After a powhiri and tributes to the slain Greenpeace photographer - with Te Tai Tokerau MP Dover Samuels whispering a translation into Ms Pereira's ear - the Rainbow Warrior II slipped out of Whangaroa Harbour before dawn yesterday, reaching the entrance as the sun broke through.
By 9am the converted fishing trawler was anchored amid the stunning Cavalli Islands, and surrounded by a flotilla of kayaks, motorboats and yachts.
The Rev. Nuku Stewart, from nearby Matauri Bay, blessed a marble plaque while Ms Pereira made her moving speech. The plaque, featuring a dove and olive branch, was then lowered into the sea and fixed to the wreck of the Rainbow Warrior 22m below, where it had been scuttled in 1987. Mr Samuels was one of three divers who carried the plaque below. "We'd been there two minutes when a big school of trevally came circling around - it was beautiful," he said.

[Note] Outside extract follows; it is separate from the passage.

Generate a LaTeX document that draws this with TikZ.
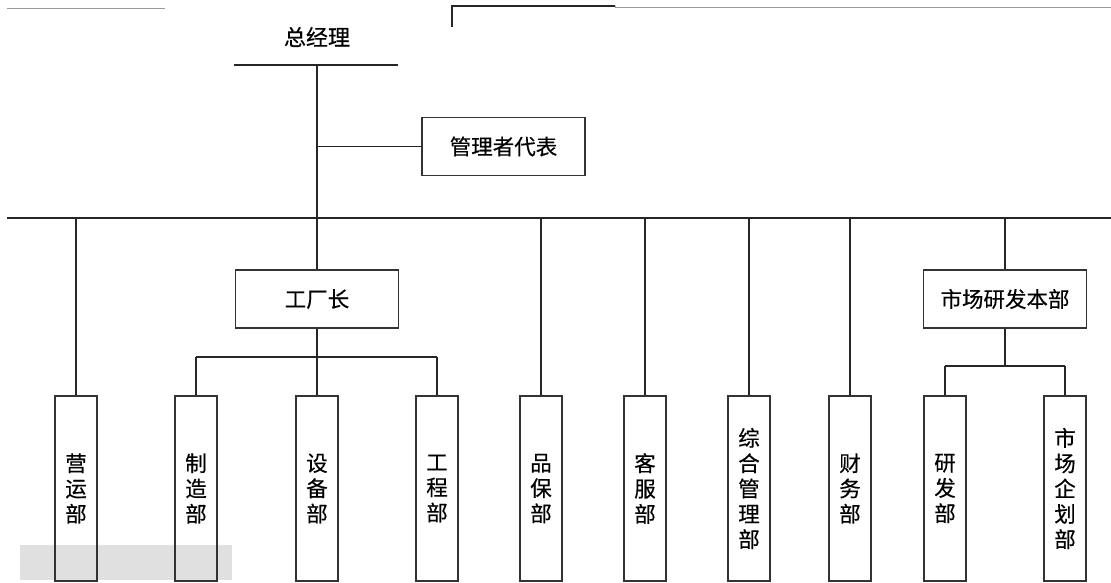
\documentclass[tikz,border=0pt]{standalone}
\usepackage{fontspec}
\setmainfont{Noto Sans CJK SC}[FakeBold=0.4]
\begin{document}
\begin{tikzpicture}[x=1pt,y=-1pt,
  line/.style={draw=black!85,line width=1.3pt},
  faint/.style={draw=black!40,line width=1pt},
  hbox/.style={draw=black!80,line width=1.4pt,minimum width=163pt,minimum height=58pt,inner sep=0pt,font=\fontsize{21.5}{24}\selectfont},
  vbox/.style={draw=black!80,line width=1.4pt,minimum width=42pt,minimum height=185pt,inner sep=0pt,text width=24pt,align=center,font=\fontsize{21.5}{25.3}\selectfont},
  lbl/.style={inner sep=0pt,font=\fontsize{22}{24}\selectfont}]
\useasboundingbox (0,0) rectangle (1111,583);
% background artefacts
\fill[black!12] (20,545) rectangle (232,580);
\draw[faint] (7,9) -- (165,9);
\coordinate (brA) at (452,27);
\coordinate (brB) at (452,6);
\coordinate (brC) at (615,6);
\coordinate (brD) at (1111,8);
\draw[line] (brA) -- (brB) -- (brC);
\draw[faint] (brC) -- (615,8) -- (brD);
% top
\node[lbl] (gm) at (317,37) {总经理};
\coordinate (gmL) at (234,65);
\coordinate (gmR) at (398,65);
\coordinate (gmB) at (317,65);
\draw[line] (gmL) -- (gmR);
\node[hbox] (rep) at (503.5,146.5) {管理者代表};
\coordinate (busL) at (7,218);
\coordinate (busR) at (1111,218);
\coordinate (busC) at (317,218);
\draw[line] (gmB) -- (busC);
\draw[line] (busL) -- (busR);
\draw[line] (rep.west) -- (rep.west -| gmB);
% factory
\node[hbox] (fac) at (317,299) {工厂长};
\draw[line] (busC) -- (fac.north);
% market HQ
\node[hbox] (mkt) at (1005,299) {市场研发本部};
\draw[line] (mkt.north) -- (mkt.north |- busR);
% departments
\node[vbox] (d1) at (76,488.5) {营\\运\\部};
\node[vbox] (d2) at (196,488.5) {制\\造\\部};
\node[vbox] (d3) at (317,488.5) {设\\备\\部};
\node[vbox] (d4) at (437,488.5) {工\\程\\部};
\node[vbox] (d5) at (541,488.5) {品\\保\\部};
\node[vbox] (d6) at (645,488.5) {客\\服\\部};
\node[vbox] (d7) at (749,488.5) {综\\合\\管\\理\\部};
\node[vbox] (d8) at (850,488.5) {财\\务\\部};
\node[vbox] (d9) at (945,488.5) {研\\发\\部};
\node[vbox] (d10) at (1065,488.5) {市\\场\\企\\划\\部};
% bus drops
\foreach \d in {d1,d5,d6,d7,d8}
  \draw[line] (\d.north) -- (\d.north |- busR);
% factory branch
\coordinate (facJ) at (317,357);
\draw[line] (fac.south) -- (facJ);
\draw[line] (d2.north |- facJ) -- (d4.north |- facJ);
\foreach \d in {d2,d3,d4}
  \draw[line] (\d.north) -- (\d.north |- facJ);
% market branch
\coordinate (mktJ) at (1005,366);
\draw[line] (mkt.south) -- (mktJ);
\draw[line] (d9.north |- mktJ) -- (d10.north |- mktJ);
\foreach \d in {d9,d10}
  \draw[line] (\d.north) -- (\d.north |- mktJ);
\end{tikzpicture}
\end{document}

Dutchman Martini Gotje, one of the crew on board when the bombs went off, said he was, if anything, more angry now than 20 years ago. If the blasts had come a few hours earlier, when nearly 50 people were aboard, the result would have been "complete disaster".
Mr Gotje did not believe claims the French did not intend to kill. "If you don't want to kill anyone, a phone call saying, `A bomb is going off in 10 minutes,' is enough."
Captain Peter Wilcox, who also captained the Warrior in 1985, said the silence of the French authorities was "inexcusable". "I think it's high time they apologised to Greenpeace and the family of Fernando," he said.
Another original crew member, US-born Steve Sawyer, said returning to the resting place of the Rainbow Warrior brought back fear of 20 years ago. "It became clear that it was absolutely deadly serious - that governments were willing to kill us for what we believed in," he said. But the bombing backfired for the French as it pushed the environmental debate, and nuclear testing in the Pacific, into the spotlight.
Also on board yesterday was retired detective Allan Galbraith, who headed one of the biggest investigations New Zealand police have known. He said the secret agents "left a trail of evidence that was not too difficult to follow", underestimating the police response and the attention their actions would arouse - as well as making a string of basic mistakes.
"But the two agents who were caught didn't serve nearly as much time in jail as the sentence suggested they should, and France outmuscled us on the international stage. So I don't think you can say justice was done at all," Mr Galbraith said.
Twenty years after the attack, Greenpeace is a stronger organisation with a bigger flagship - paid for with French compensation - and New Zealand's relationship with France has returned to normality. But, in the words of Rev. Nuku Stewart, "We must never forget that first and foremost the bombing of the Rainbow Warrior was a tragedy for the people close to Fernando Pereira". Like the little girl who had to grow up without a father.